Winfield puts a screen around Amos, and then, using a photograph to represent the now "not here" Amos, proposes marriage, in the Amos voice, to Viola. Later, Winfield, this time AS Winfield, proposes to Florence. The object of these proposals is the separation of the sisters from their goods. Still clear on all this?

Shortly before the sisters are to leave on the road to connubial bliss with the gold-dust twins, they (the sisters) discover who the suitors are in reality. They discover this heinous fact by reading the old newspaper lining the bottom of the silverware drawer. At this point the spinsters tell off the suitors, who leave; but, Florence the prim and proper sister, decides to leave Viola and spinsterish insanity in favour of La Dolce Vita. So...after putting a tablecloth on her head, Florence runs off with the ventriloquist act--or does she?

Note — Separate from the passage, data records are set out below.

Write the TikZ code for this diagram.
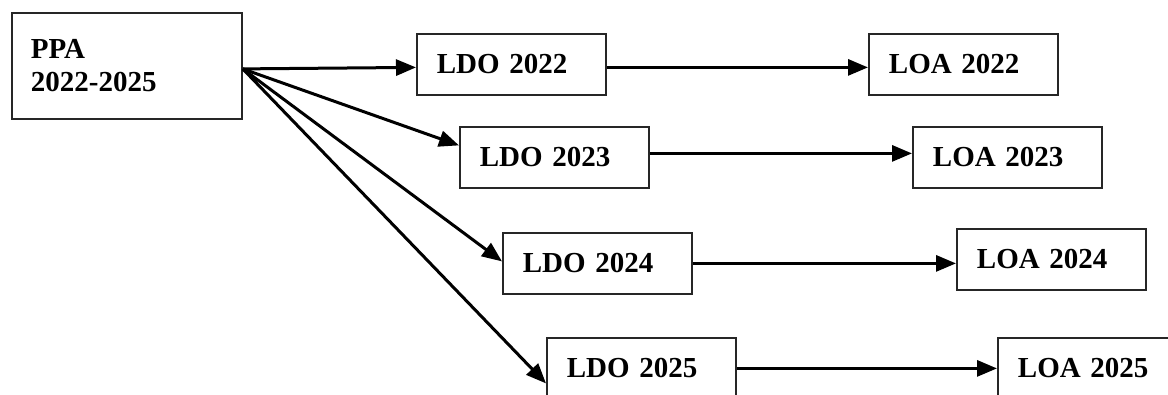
\documentclass[tikz,border=0pt]{standalone}
\usepackage{fontspec}
\setmainfont{Liberation Serif}
\usetikzlibrary{arrows.meta}
\begin{document}
\begin{tikzpicture}[x=1pt,y=-1pt,
  box/.style={draw=black!85, line width=1.8pt, rectangle, anchor=north west,
    inner xsep=20pt, inner ysep=0pt, text width=149pt, minimum height=61pt,
    align=left, font=\fontsize{29}{33}\selectfont\bfseries},
  conn/.style={line width=3pt, -{Triangle[length=20pt,width=16pt]}}]
\clip (0,0) rectangle (1168,394);
\fill[white] (0,0) rectangle (1168,394);
\node[box, text width=192pt, inner xsep=19pt, minimum height=106pt] (ppa) at (11,12) {PPA\\2022-2025};
\node[box] (l22) at (416,33) {LDO 2022};
\node[box] (l23) at (459,126) {LDO 2023};
\node[box] (l24) at (502,232) {LDO 2024};
\node[box] (l25) at (546,337) {LDO 2025};
\node[box] (o22) at (868,33) {LOA 2022};
\node[box] (o23) at (912,126) {LOA 2023};
\node[box] (o24) at (956,228) {LOA 2024};
\node[box] (o25) at (997,337) {LOA 2025};
\coordinate (src) at ([yshift=-3pt]ppa.east);
\coordinate (a22) at ([yshift=-3pt]l22.east);
\coordinate (a23) at ([yshift=4pt]l23.east);
\draw[conn] (src) -- ([yshift=-3pt]l22.west);
\draw[conn] (src) -- ([yshift=12pt]l23.west);
\draw[conn] (src) -- ([yshift=2pt]l24.west);
\draw[conn] (src) -- ([yshift=-15pt]l25.west);
\draw[conn] (a22) -- (a22 -| o22.west);
\draw[conn] (a23) -- (a23 -| o23.west);
\draw[conn] (l24.east) -- (l24.east -| o24.west);
\draw[conn] (l25.east) -- (l25.east -| o25.west);
\end{tikzpicture}
\end{document}
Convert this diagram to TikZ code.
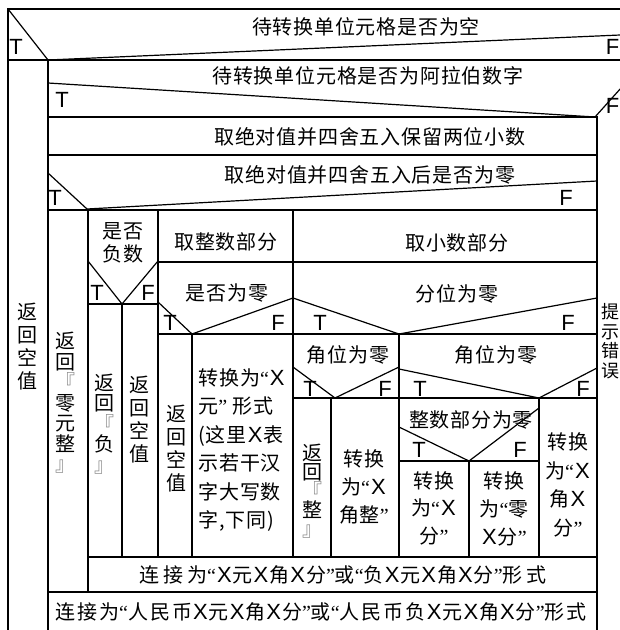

At this juncture, Viola, the wild and crazy one with a tendency toward infantile babbling, gaily trips back on stage looking for the other half of the sister act, and not finding Florence, Viola(?) tells us that she'll wait for them all to come back, all the while fondling a butcher knife. Here, Viola pulls off her red wig and proclaims that she may cut her leg off with the knife she is holding. (See...remember the dream she told us two hours ago?) Since she, Viola (?) has pulled off the red wig, she now looks just like here sister (?) Florence (?). So...we now have two characters who look exactly alike. Which is real? Are they both real? Is one a paranoid schizphrenic? Which is the figment of whose imagination?

Since the style, or compilation of styles, is so much like Spoon Rver Anthology, have we been listening to one, two, or four voices from the grave?

At this point the lights came up and everyone asked everyone else: "That's it?"

Whatever "it" was, the acting was excellent, the technical aspects were well handled, and the whole thing was TOTALLY confusing to the audience. Enjoyable? Now way...but FASCINATING!!!